begin
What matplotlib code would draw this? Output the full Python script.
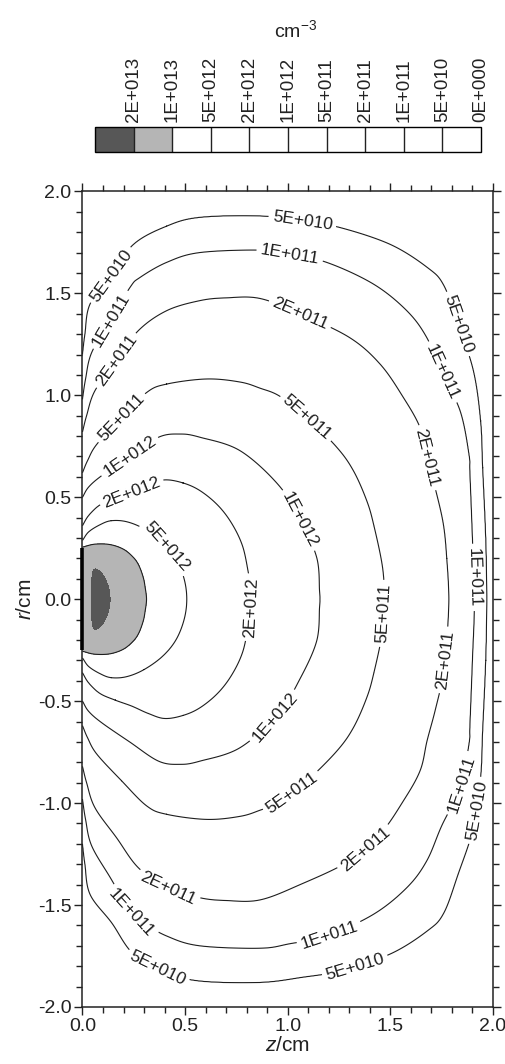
import numpy as np
import matplotlib
matplotlib.use('Agg')
import matplotlib.pyplot as plt

plt.rcParams['font.family'] = ['Liberation Sans', 'DejaVu Sans']
plt.rcParams['mathtext.fontset'] = 'custom'
plt.rcParams['mathtext.rm'] = 'Liberation Sans'
plt.rcParams['mathtext.it'] = 'Liberation Sans:italic'
plt.rcParams['axes.unicode_minus'] = False

# density levels (cm^-3), high to low
levels = [2e13, 1e13, 5e12, 2e12, 1e12, 5e11, 2e11, 1e11, 5e10]
level_names = ['2E+013', '1E+013', '5E+012', '2E+012', '1E+012',
               '5E+011', '2E+011', '1E+011', '5E+010']
cbar_labels = ['2E+013', '1E+013', '5E+012', '2E+012', '1E+012',
               '5E+011', '2E+011', '1E+011', '5E+010', '0E+000']
peak_value = 3e13
wall_value = 1e10
peak_z = 0.08
electrode_r = [-0.25, 0.25]

# contour traces, upper half, (z, r) in cm,
# from the r=0 line round to the z=0 wall (field is symmetric in r)
t_2e13 = [(0.134, 0.0), (0.126, 0.06), (0.105, 0.11), (0.08, 0.14),
          (0.06, 0.148), (0.048, 0.125), (0.045, 0.06), (0.045, 0.0)]
t_1e13 = [(0.312, 0.0), (0.305, 0.06), (0.296, 0.107), (0.275, 0.165),
          (0.248, 0.205), (0.20, 0.245), (0.134, 0.268), (0.06, 0.27),
          (0.0, 0.256)]
t_5e12 = [(0.508, 0.0), (0.495, 0.1), (0.455, 0.2), (0.39, 0.28),
          (0.30, 0.345), (0.215, 0.38), (0.14, 0.385), (0.085, 0.365),
          (0.03, 0.33), (0.0, 0.288)]
t_2e12 = [(0.825, 0.0), (0.818, 0.07), (0.808, 0.13), (0.78, 0.26),
          (0.728, 0.37), (0.66, 0.46), (0.573, 0.532), (0.49, 0.57),
          (0.40, 0.585), (0.32, 0.56), (0.24, 0.524), (0.16, 0.495),
          (0.085, 0.462), (0.03, 0.41), (0.0, 0.36)]
t_1e12 = [(1.157, 0.0), (1.155, 0.04), (1.141, 0.205), (1.06, 0.39),
          (0.955, 0.56), (0.768, 0.728), (0.573, 0.794), (0.475, 0.81),
          (0.37, 0.794), (0.23, 0.70), (0.094, 0.606), (0.03, 0.55),
          (0.0, 0.50)]
t_5e11 = [(1.47, 0.0), (1.462, 0.156), (1.42, 0.36), (1.385, 0.483),
          (1.32, 0.63), (1.239, 0.745), (1.093, 0.892), (0.962, 0.995),
          (0.865, 1.035), (0.768, 1.065), (0.605, 1.08), (0.41, 1.055),
          (0.313, 1.014), (0.19, 0.89), (0.07, 0.76), (0.025, 0.68),
          (0.0, 0.62)]
t_2e11 = [(1.785, 0.0), (1.775, 0.2), (1.758, 0.37), (1.718, 0.547),
          (1.679, 0.694), (1.645, 0.841), (1.563, 0.99), (1.45, 1.153),
          (1.30, 1.284), (1.06, 1.40), (0.865, 1.475), (0.70, 1.478),
          (0.57, 1.464), (0.41, 1.415), (0.272, 1.317), (0.166, 1.17),
          (0.061, 1.023), (0.02, 0.90), (0.0, 0.82)]
t_1e11 = [(1.91, 0.0), (1.90, 0.3), (1.888, 0.615), (1.883, 0.713),
          (1.84, 0.924), (1.75, 1.112), (1.677, 1.284), (1.58, 1.415),
          (1.417, 1.546), (1.19, 1.652), (1.01, 1.69), (0.865, 1.712),
          (0.57, 1.70), (0.41, 1.652), (0.28, 1.578), (0.232, 1.53),
          (0.138, 1.37), (0.045, 1.21), (0.015, 1.08), (0.0, 0.98)]
t_5e10 = [(1.97, 0.0), (1.965, 0.3), (1.95, 0.645), (1.94, 0.875),
          (1.905, 1.12), (1.83, 1.35), (1.76, 1.54), (1.68, 1.627),
          (1.50, 1.74), (1.255, 1.823), (1.07, 1.855), (0.865, 1.88),
          (0.57, 1.873), (0.41, 1.83), (0.248, 1.74), (0.142, 1.587),
          (0.037, 1.448), (0.012, 1.30), (0.0, 1.20)]
traces = [t_2e13, t_1e13, t_5e12, t_2e12, t_1e12, t_5e11, t_2e11, t_1e11, t_5e10]


def spline(pts):
    # Catmull-Rom through the read points, mirrored at r=0
    p = np.array(pts, float)
    head = p[1] * [1, -1]
    tail = p[-2] * [1, -1] if p[-1, 1] == 0 else 2 * p[-1] - p[-2]
    q = np.vstack([head, p, tail])
    t = np.linspace(0, 1, 30)[:, None]
    out = []
    for i in range(len(p) - 1):
        p0, p1, p2, p3 = q[i], q[i + 1], q[i + 2], q[i + 3]
        out.append(0.5 * (2 * p1 + (p2 - p0) * t
                          + (2 * p0 - 5 * p1 + 4 * p2 - p3) * t ** 2
                          + (3 * p1 - p0 - 3 * p2 + p3) * t ** 3))
    return np.vstack(out)


def trace_radius(pts, theta):
    s = spline(pts)
    th = np.arctan2(np.abs(s[:, 1]), s[:, 0] - peak_z)
    rr = np.hypot(s[:, 0] - peak_z, s[:, 1])
    o = np.argsort(th)
    return np.interp(theta, th[o], rr[o])


def box_radius(theta):
    c, s = np.cos(theta), np.sin(theta)
    with np.errstate(divide='ignore'):
        rz = np.where(c > 1e-9, (2 - peak_z) / np.maximum(c, 1e-9), np.inf)
        rs = np.where(s > 1e-9, 2 / np.maximum(s, 1e-9), np.inf)
    return np.minimum(rz, rs)


z = np.linspace(0, 2, 801)
r = np.linspace(-2, 2, 1601)
Z, R = np.meshgrid(z, r)
theta = np.arctan2(np.abs(R), Z - peak_z)
rho = np.hypot(Z - peak_z, R)

radii = [np.zeros_like(rho)] + [trace_radius(t, theta) for t in traces] + [box_radius(theta)]
logv = np.log10([peak_value] + levels + [wall_value])
logf = np.full_like(rho, logv[-1])
for i in range(len(radii) - 1):
    a, b = radii[i], radii[i + 1]
    m = (rho >= a) & (rho < b)
    frac = (rho[m] - a[m]) / (b[m] - a[m])
    logf[m] = logv[i] + (logv[i + 1] - logv[i]) * frac
density = 10 ** logf

fig = plt.figure(figsize=(5.06, 10.64), dpi=100)
ax = fig.add_axes([0.163, 0.0536, 0.8113, 0.7665])

bounds = [0] + levels[::-1] + [1e14]
fill_colors = ['white'] * 8 + ['#b5b5b5', '#575757']
cf = ax.contourf(Z, R, density, levels=bounds, colors=fill_colors)
cs = ax.contour(Z, R, density, levels=levels[:0:-1], colors='#1e1e1e',
                linewidths=0.8)

fmt = dict(zip(levels, level_names))
label_pos = [(0.142, 1.587), (1.07, 1.85), (1.83, 1.35), (1.914, -1.037),
             (1.33, -1.806), (0.37, -1.80),
             (0.138, 1.37), (1.01, 1.69), (1.75, 1.112), (1.905, 0.107),
             (1.84, -0.905), (1.20, -1.64), (0.266, -1.518),
             (0.166, 1.17), (1.06, 1.40), (1.679, 0.694), (1.776, -0.30),
             (1.37, -1.217), (0.43, -1.39),
             (0.19, 0.89), (1.093, 0.892), (1.46, -0.07), (1.013, -0.94),
             (0.23, 0.70), (1.06, 0.39), (0.915, -0.56),
             (0.24, 0.524), (0.826, -0.04),
             (0.378, 0.227)]
ax.clabel(cs, levels=levels[2:], fmt=fmt, manual=label_pos, inline=True,
          inline_spacing=4, fontsize=12.5, colors='#1e1e1e')

ax.plot([0, 0], electrode_r, color='black', lw=2.6, solid_capstyle='butt',
        clip_on=False, zorder=6)

ax.set_xlim(0, 2)
ax.set_ylim(-2, 2)
ax.set_xticks(np.arange(0, 2.01, 0.5))
ax.set_yticks(np.arange(-2, 2.01, 0.5))
ax.set_xticks(np.arange(0, 2.01, 0.1), minor=True)
ax.set_yticks(np.arange(-2, 2.01, 0.1), minor=True)
ax.set_xticklabels(['%.1f' % v for v in np.arange(0, 2.01, 0.5)])
ax.set_yticklabels(['%.1f' % v for v in np.arange(-2, 2.01, 0.5)])
ax.tick_params(which='both', direction='out', top=True, right=True,
               colors='#222222', labelsize=14, width=1)
ax.tick_params(which='major', length=6, pad=2)
ax.tick_params(which='minor', length=4)
for sp in ax.spines.values():
    sp.set_linewidth(1.1)
    sp.set_color('#222222')
ax.set_xlabel('$\\it{z}$/cm', fontsize=15, labelpad=1, color='#222222')
ax.set_ylabel('$\\it{r}$/cm', fontsize=15, labelpad=2, color='#222222')

# colour key on top
cax = fig.add_axes([0.1877, 0.857, 0.7629, 0.0235])
cb = fig.colorbar(cf, cax=cax, orientation='horizontal', spacing='uniform',
                  ticks=bounds[:-1])
cb.ax.invert_xaxis()
for b in bounds[1:-1]:
    cb.ax.axvline(b, color='#222222', lw=1)
cb.ax.xaxis.set_ticks_position('top')
cb.ax.set_xticklabels(cbar_labels[::-1])
cb.ax.tick_params(length=0, labelrotation=90, labelsize=13.5, pad=4,
                  colors='#222222')
cb.minorticks_off()
cb.outline.set_linewidth(1)
fig.text(0.585, 0.972, 'cm$^{-3}$', ha='center', va='center', fontsize=14,
         color='#222222')

fig.savefig('out.png', dpi=100)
end
• Short problem:
Repeat the lines of the listing above verbatim, beginning at its first line and ending at the line containing "plt.rcParams['axes.unicode_minus'] = False", which is included. Omit pictures.

• Written solution:
What matplotlib code would draw this? Output the full Python script.
import numpy as np
import matplotlib
matplotlib.use('Agg')
import matplotlib.pyplot as plt

plt.rcParams['font.family'] = ['Liberation Sans', 'DejaVu Sans']
plt.rcParams['mathtext.fontset'] = 'custom'
plt.rcParams['mathtext.rm'] = 'Liberation Sans'
plt.rcParams['mathtext.it'] = 'Liberation Sans:italic'
plt.rcParams['axes.unicode_minus'] = False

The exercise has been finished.